United States v. Mosley

Decision Date18 November 2022
Docket Numbers. 21-1136/1404/1408/2730
Parties UNITED STATES of America, Plaintiff-Appellee, v. Mark Anthony MOSLEY (21-1136); Stacey Parcell Gibson (21-1404); Troy Edward Bush (21-1408); Ricardo Mercado-Lozano (21-2730), Defendants-Appellants.
CourtU.S. Court of Appeals — Sixth Circuit

ARGUED: Stephenie Lape Wolfinbarger, STEPHENIE LAPE WOLFINBARGER, PLLC, Cincinnati, Ohio, for Appellant in 21-1136. Timothy F. Sweeney, LAW OFFICE OF TIMOTHY F. SWEENEY, Cleveland, Ohio, for Appellant in 21-1404. Paul L. Mitchell, PAUL L. MITCHELL, P.L.L.C., Grand Rapids, Michigan, for Appellant in 21-2730. Vito S. Solitro, UNITED STATES ATTORNEY'S OFFICE, Grand Rapids, Michigan, for Appellee. ON BRIEF: Stephenie Lape Wolfinbarger, STEPHENIE LAPE WOLFINBARGER, PLLC, Cincinnati, Ohio, for Appellant in 21-1136. Timothy F. Sweeney, LAW OFFICE OF TIMOTHY F. SWEENEY, Cleveland, Ohio, for Appellant in 21-1404. Paul L. Mitchell, PAUL L. MITCHELL, P.L.L.C., Grand Rapids, Michigan, for Appellant in 21-2730. Lawrence J. Phelan, Walker, Michigan for Appellant in 21-1408. Daniel T. McGraw, UNITED STATES ATTORNEY'S OFFICE, Grand Rapids, Michigan, for Appellee.

Before: SUTTON, Chief Judge; KETHLEDGE and READLER, Circuit Judges.

READLER, J., delivered the opinion of the court in which SUTTON, C.J., joined in full, and KETHLEDGE, J., joined in part. KETHLEDGE, J. (pp. 967 – 68), delivered a separate opinion concurring in part and dissenting in part.

CHAD A. READLER, Circuit Judge.

Troy Bush, Stacey Gibson, Ricardo Mercado-Lozano, and Mark Mosley challenge their respective convictions and sentences arising from a cocaine, fentanyl, heroin, marijuana, and methamphetamine drug distribution conspiracy. We agree with Gibson that his post-conviction letter to the district court asserting a perfunctory denial of guilt was an improper basis to impose a two-level enhancement for obstruction of justice under U.S.S.G. § 3C1.1. Otherwise, we reject defendants’ arguments and affirm their convictions and sentences.

I.

A few years ago, federal, state, and local law enforcement agencies began investigating Andrew Bravo for drug trafficking. Over time, those investigatory efforts revealed that Bravo sat at the head of an interstate drug trafficking organization. The organization operated as follows: a contact in Mexico connected Bravo to drug suppliers, one of whom was Mercado-Lozano. When Bravo received drugs from those suppliers, he would route them to associates for distribution. Those associates included Bush, Gibson, and Mosley.

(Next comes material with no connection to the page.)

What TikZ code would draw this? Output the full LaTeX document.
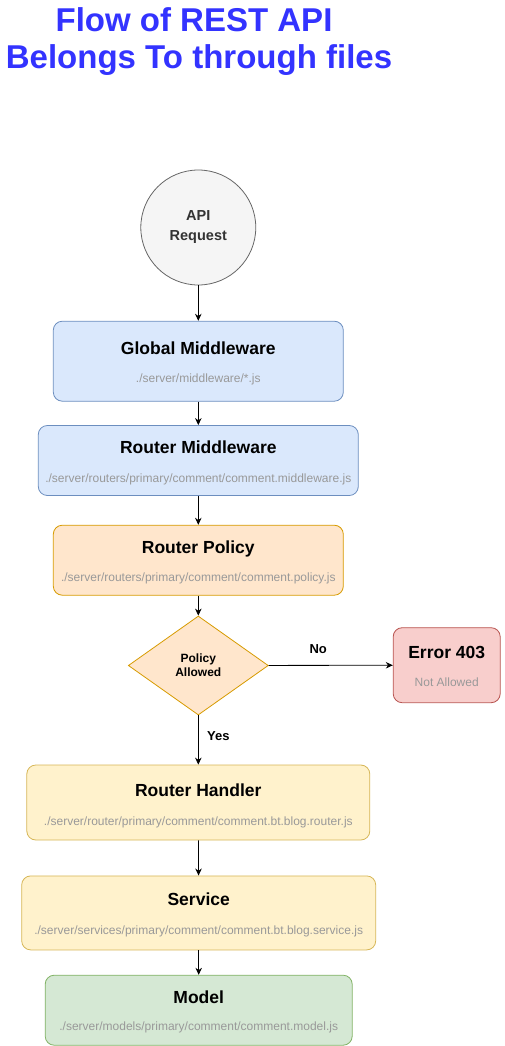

Each man played a different role within Bravo's organization. Bush maintained one of Bravo's stash houses, tended to a marijuana grow on the property, and occasionally distributed drugs on Bravo's behalf. Gibson was a street-level drug dealer who bought distribution quantities of cocaine from Bravo on five or six occasions. Mercado-Lozano, a 14-year veteran of the Sinaloa Cartel, was one of Bravo's methamphetamine suppliers. Mosley bought distribution quantities of cocaine, fentanyl, heroin, and marijuana from Bravo and sold them. After a two-year investigation, a federal grand jury indicted Bravo, Bush, Gibson, Mercado-Lozano, and Mosley for violating federal drug laws. From there, defendants’ prosecutions diverged. We take them in turn.

II. Bush

Bush's appeal takes aim at the second reauthorization of a wiretap used to collect evidence against Bravo's coconspirators, including Bush.

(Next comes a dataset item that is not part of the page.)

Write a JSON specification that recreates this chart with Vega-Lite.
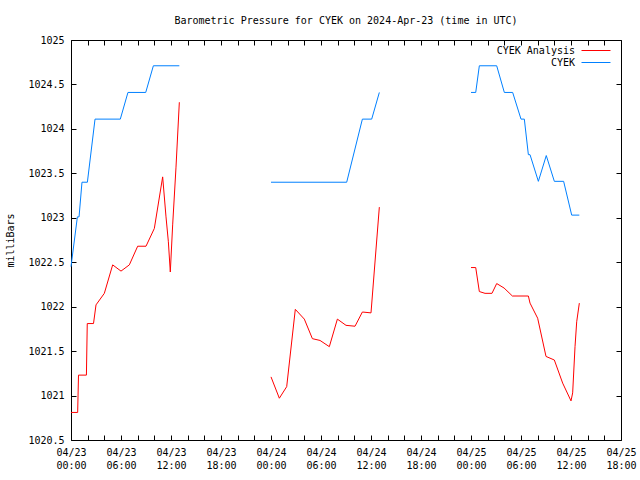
{
  "$schema": "https://vega.github.io/schema/vega-lite/v6.json",
  "autosize": {"type": "none"},
  "padding": {"left": 71, "top": 40, "right": 19, "bottom": 40},
  "width": 550,
  "height": 400,
  "background": "white",
  "title": {"text": "Barometric Pressure for CYEK on 2024-Apr-23 (time in UTC)", "font": "DejaVu Sans Mono", "fontSize": 10, "fontWeight": "normal", "color": "black", "anchor": "middle", "baseline": "alphabetic", "offset": 1},
  "config": {
    "view": {"stroke": "black", "strokeWidth": 1},
    "axis": {"grid": false, "domain": false, "labelFont": "DejaVu Sans Mono", "labelFontSize": 10, "labelColor": "black", "titleFont": "DejaVu Sans Mono", "titleFontSize": 10, "titleFontWeight": "normal", "titleColor": "black", "tickColor": "black", "tickWidth": 1},
    "legend": {"labelFont": "DejaVu Sans Mono", "labelFontSize": 10, "labelColor": "black"}
  },
  "data": {"values": [
    {"series": "CYEK Analysis", "time": "2024-04-23T00:00:00Z", "pressure": 1020.81},
    {"series": "CYEK Analysis", "time": "2024-04-23T00:48:00Z", "pressure": 1020.81},
    {"series": "CYEK Analysis", "time": "2024-04-23T00:54:00Z", "pressure": 1021.23},
    {"series": "CYEK Analysis", "time": "2024-04-23T01:51:00Z", "pressure": 1021.23},
    {"series": "CYEK Analysis", "time": "2024-04-23T01:57:00Z", "pressure": 1021.81},
    {"series": "CYEK Analysis", "time": "2024-04-23T02:42:00Z", "pressure": 1021.81},
    {"series": "CYEK Analysis", "time": "2024-04-23T03:00:00Z", "pressure": 1022.02},
    {"series": "CYEK Analysis", "time": "2024-04-23T04:00:00Z", "pressure": 1022.15},
    {"series": "CYEK Analysis", "time": "2024-04-23T05:00:00Z", "pressure": 1022.47},
    {"series": "CYEK Analysis", "time": "2024-04-23T06:00:00Z", "pressure": 1022.40},
    {"series": "CYEK Analysis", "time": "2024-04-23T07:00:00Z", "pressure": 1022.47},
    {"series": "CYEK Analysis", "time": "2024-04-23T08:00:00Z", "pressure": 1022.68},
    {"series": "CYEK Analysis", "time": "2024-04-23T09:00:00Z", "pressure": 1022.68},
    {"series": "CYEK Analysis", "time": "2024-04-23T10:00:00Z", "pressure": 1022.88},
    {"series": "CYEK Analysis", "time": "2024-04-23T11:00:00Z", "pressure": 1023.46},
    {"series": "CYEK Analysis", "time": "2024-04-23T11:24:00Z", "pressure": 1023.01},
    {"series": "CYEK Analysis", "time": "2024-04-23T11:41:00Z", "pressure": 1022.73},
    {"series": "CYEK Analysis", "time": "2024-04-23T11:55:00Z", "pressure": 1022.39},
    {"series": "CYEK Analysis", "time": "2024-04-23T12:12:00Z", "pressure": 1022.92},
    {"series": "CYEK Analysis", "time": "2024-04-23T12:36:00Z", "pressure": 1023.57},
    {"series": "CYEK Analysis", "time": "2024-04-23T13:00:00Z", "pressure": 1024.30},
    {"series": "CYEK Analysis", "time": "2024-04-24T00:00:00Z", "pressure": 1021.21},
    {"series": "CYEK Analysis", "time": "2024-04-24T01:00:00Z", "pressure": 1020.97},
    {"series": "CYEK Analysis", "time": "2024-04-24T01:53:00Z", "pressure": 1021.10},
    {"series": "CYEK Analysis", "time": "2024-04-24T02:55:00Z", "pressure": 1021.97},
    {"series": "CYEK Analysis", "time": "2024-04-24T04:00:00Z", "pressure": 1021.86},
    {"series": "CYEK Analysis", "time": "2024-04-24T04:58:00Z", "pressure": 1021.64},
    {"series": "CYEK Analysis", "time": "2024-04-24T05:53:00Z", "pressure": 1021.62},
    {"series": "CYEK Analysis", "time": "2024-04-24T07:00:00Z", "pressure": 1021.55},
    {"series": "CYEK Analysis", "time": "2024-04-24T07:58:00Z", "pressure": 1021.86},
    {"series": "CYEK Analysis", "time": "2024-04-24T09:00:00Z", "pressure": 1021.79},
    {"series": "CYEK Analysis", "time": "2024-04-24T10:05:00Z", "pressure": 1021.78},
    {"series": "CYEK Analysis", "time": "2024-04-24T10:58:00Z", "pressure": 1021.94},
    {"series": "CYEK Analysis", "time": "2024-04-24T12:00:00Z", "pressure": 1021.93},
    {"series": "CYEK Analysis", "time": "2024-04-24T13:00:00Z", "pressure": 1023.12},
    {"series": "CYEK Analysis", "time": "2024-04-25T00:00:00Z", "pressure": 1022.44},
    {"series": "CYEK Analysis", "time": "2024-04-25T00:34:00Z", "pressure": 1022.44},
    {"series": "CYEK Analysis", "time": "2024-04-25T01:00:00Z", "pressure": 1022.17},
    {"series": "CYEK Analysis", "time": "2024-04-25T01:41:00Z", "pressure": 1022.15},
    {"series": "CYEK Analysis", "time": "2024-04-25T02:31:00Z", "pressure": 1022.15},
    {"series": "CYEK Analysis", "time": "2024-04-25T03:05:00Z", "pressure": 1022.26},
    {"series": "CYEK Analysis", "time": "2024-04-25T03:58:00Z", "pressure": 1022.21},
    {"series": "CYEK Analysis", "time": "2024-04-25T04:58:00Z", "pressure": 1022.12},
    {"series": "CYEK Analysis", "time": "2024-04-25T06:53:00Z", "pressure": 1022.12},
    {"series": "CYEK Analysis", "time": "2024-04-25T07:05:00Z", "pressure": 1022.04},
    {"series": "CYEK Analysis", "time": "2024-04-25T08:00:00Z", "pressure": 1021.87},
    {"series": "CYEK Analysis", "time": "2024-04-25T09:00:00Z", "pressure": 1021.44},
    {"series": "CYEK Analysis", "time": "2024-04-25T10:00:00Z", "pressure": 1021.40},
    {"series": "CYEK Analysis", "time": "2024-04-25T11:00:00Z", "pressure": 1021.14},
    {"series": "CYEK Analysis", "time": "2024-04-25T12:00:00Z", "pressure": 1020.94},
    {"series": "CYEK Analysis", "time": "2024-04-25T12:12:00Z", "pressure": 1021.03},
    {"series": "CYEK Analysis", "time": "2024-04-25T12:29:00Z", "pressure": 1021.55},
    {"series": "CYEK Analysis", "time": "2024-04-25T12:41:00Z", "pressure": 1021.83},
    {"series": "CYEK Analysis", "time": "2024-04-25T13:00:00Z", "pressure": 1022.04},
    {"series": "CYEK", "time": "2024-04-23T00:00:00Z", "pressure": 1022.45},
    {"series": "CYEK", "time": "2024-04-23T00:46:00Z", "pressure": 1023.01},
    {"series": "CYEK", "time": "2024-04-23T00:58:00Z", "pressure": 1023.01},
    {"series": "CYEK", "time": "2024-04-23T01:19:00Z", "pressure": 1023.40},
    {"series": "CYEK", "time": "2024-04-23T01:58:00Z", "pressure": 1023.40},
    {"series": "CYEK", "time": "2024-04-23T02:53:00Z", "pressure": 1024.11},
    {"series": "CYEK", "time": "2024-04-23T05:55:00Z", "pressure": 1024.11},
    {"series": "CYEK", "time": "2024-04-23T06:50:00Z", "pressure": 1024.41},
    {"series": "CYEK", "time": "2024-04-23T08:58:00Z", "pressure": 1024.41},
    {"series": "CYEK", "time": "2024-04-23T09:53:00Z", "pressure": 1024.71},
    {"series": "CYEK", "time": "2024-04-23T13:00:00Z", "pressure": 1024.71},
    {"series": "CYEK", "time": "2024-04-24T00:00:00Z", "pressure": 1023.40},
    {"series": "CYEK", "time": "2024-04-24T09:05:00Z", "pressure": 1023.40},
    {"series": "CYEK", "time": "2024-04-24T10:58:00Z", "pressure": 1024.11},
    {"series": "CYEK", "time": "2024-04-24T12:05:00Z", "pressure": 1024.11},
    {"series": "CYEK", "time": "2024-04-24T13:00:00Z", "pressure": 1024.41},
    {"series": "CYEK", "time": "2024-04-25T00:00:00Z", "pressure": 1024.41},
    {"series": "CYEK", "time": "2024-04-25T00:34:00Z", "pressure": 1024.41},
    {"series": "CYEK", "time": "2024-04-25T01:00:00Z", "pressure": 1024.71},
    {"series": "CYEK", "time": "2024-04-25T03:05:00Z", "pressure": 1024.71},
    {"series": "CYEK", "time": "2024-04-25T04:00:00Z", "pressure": 1024.41},
    {"series": "CYEK", "time": "2024-04-25T05:00:00Z", "pressure": 1024.41},
    {"series": "CYEK", "time": "2024-04-25T06:00:00Z", "pressure": 1024.11},
    {"series": "CYEK", "time": "2024-04-25T06:24:00Z", "pressure": 1024.11},
    {"series": "CYEK", "time": "2024-04-25T06:53:00Z", "pressure": 1023.71},
    {"series": "CYEK", "time": "2024-04-25T07:05:00Z", "pressure": 1023.71},
    {"series": "CYEK", "time": "2024-04-25T08:05:00Z", "pressure": 1023.41},
    {"series": "CYEK", "time": "2024-04-25T09:02:00Z", "pressure": 1023.70},
    {"series": "CYEK", "time": "2024-04-25T10:00:00Z", "pressure": 1023.41},
    {"series": "CYEK", "time": "2024-04-25T11:07:00Z", "pressure": 1023.41},
    {"series": "CYEK", "time": "2024-04-25T12:05:00Z", "pressure": 1023.03},
    {"series": "CYEK", "time": "2024-04-25T13:00:00Z", "pressure": 1023.03}
  ]},
  "encoding": {
    "color": {
      "field": "series", "type": "nominal",
      "scale": {"domain": ["CYEK Analysis", "CYEK"], "range": ["#ff0000", "#0080ff"]},
      "legend": {"title": null, "orient": "none", "legendX": 425, "legendY": 3.5, "padding": 0, "symbolType": "M-2.23,0H2.23", "symbolSize": 169, "symbolStrokeWidth": 1, "rowPadding": 0, "labelAlign": "right", "labelOffset": -28, "symbolOffset": 93}
    },
    "detail": {"field": "time", "timeUnit": "utcmonthdate", "type": "ordinal"}
  },
  "layer": [
    {
      "transform": [{"filter": "datum.series == 'CYEK Analysis'"}],
      "mark": {"type": "line", "strokeWidth": 1},
      "encoding": {
        "x": {"field": "time", "type": "temporal",
          "scale": {"type": "utc", "domain": [1713830400000, 1714068000000]},
          "axis": {"orient": "bottom", "title": null,
            "values": [1713830400000, 1713837600000, 1713844800000, 1713852000000, 1713859200000, 1713866400000, 1713873600000, 1713880800000, 1713888000000, 1713895200000, 1713902400000, 1713909600000, 1713916800000, 1713924000000, 1713931200000, 1713938400000, 1713945600000, 1713952800000, 1713960000000, 1713967200000, 1713974400000, 1713981600000, 1713988800000, 1713996000000, 1714003200000, 1714010400000, 1714017600000, 1714024800000, 1714032000000, 1714039200000, 1714046400000, 1714053600000, 1714060800000, 1714068000000],
            "tickSize": -5, "labelPadding": 12, "labelOverlap": false, "labelFlush": false, "labelBound": false, "labelAlign": "center", "labelBaseline": "top", "labelLineHeight": 13,
            "labelExpr": "utchours(datum.value) % 6 == 0 ? [utcFormat(datum.value, '%m/%d'), utcFormat(datum.value, '%H:%M')] : ''",
            "encode": {"ticks": {"update": {"y2": {"signal": "utchours(datum.value) % 6 == 0 ? -5 : -3"}}}}}},
        "y": {"field": "pressure", "type": "quantitative",
          "scale": {"domain": [1020.5, 1025], "zero": false, "nice": false},
          "axis": {"orient": "left", "title": "milliBars", "titlePadding": 12, "values": [1020.5, 1021, 1021.5, 1022, 1022.5, 1023, 1023.5, 1024, 1024.5, 1025], "format": ".1~f", "tickSize": -5, "labelPadding": 12, "labelOverlap": false, "labelFlush": false}}
      }
    },
    {
      "transform": [{"filter": "datum.series == 'CYEK'"}],
      "mark": {"type": "line", "strokeWidth": 1},
      "encoding": {
        "x": {"field": "time", "type": "temporal",
          "scale": {"type": "utc", "domain": [1713830400000, 1714068000000]},
          "axis": {"orient": "top", "title": null, "labels": false,
            "values": [1713830400000, 1713837600000, 1713844800000, 1713852000000, 1713859200000, 1713866400000, 1713873600000, 1713880800000, 1713888000000, 1713895200000, 1713902400000, 1713909600000, 1713916800000, 1713924000000, 1713931200000, 1713938400000, 1713945600000, 1713952800000, 1713960000000, 1713967200000, 1713974400000, 1713981600000, 1713988800000, 1713996000000, 1714003200000, 1714010400000, 1714017600000, 1714024800000, 1714032000000, 1714039200000, 1714046400000, 1714053600000, 1714060800000, 1714068000000],
            "tickSize": -5,
            "encode": {"ticks": {"update": {"y2": {"signal": "utchours(datum.value) % 6 == 0 ? 5 : 3"}}}}}},
        "y": {"field": "pressure", "type": "quantitative",
          "scale": {"domain": [1020.5, 1025], "zero": false, "nice": false},
          "axis": {"orient": "right", "title": null, "labels": false, "values": [1020.5, 1021, 1021.5, 1022, 1022.5, 1023, 1023.5, 1024, 1024.5, 1025], "tickSize": -5}}
      }
    }
  ],
  "resolve": {"axis": {"x": "independent", "y": "independent"}}
}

The grand jury charged Bush with three violations of federal criminal drug laws. Much of the evidence the government relied on in pursuing those charges derived from a twice-reauthorized wiretap of Bravo's telephonic communications that captured conversations with and about Bush as well as other coconspirators. Bush moved to suppress the wiretap evidence. When that motion was denied, Bush agreed to plead guilty to a drug conspiracy count in exchange for dismissal of the other two counts. In so doing, Bush preserved his right to appeal the suppression issue.

Consistent with his plea agreement, Bush asks us to answer one question: did the district court abuse its discretion in reauthorizing the wiretap of Bravo's phone for the second time? See United States v. Gardner , 32 F.4th 504, 514 (6th Cir. 2022). In our view, it did not.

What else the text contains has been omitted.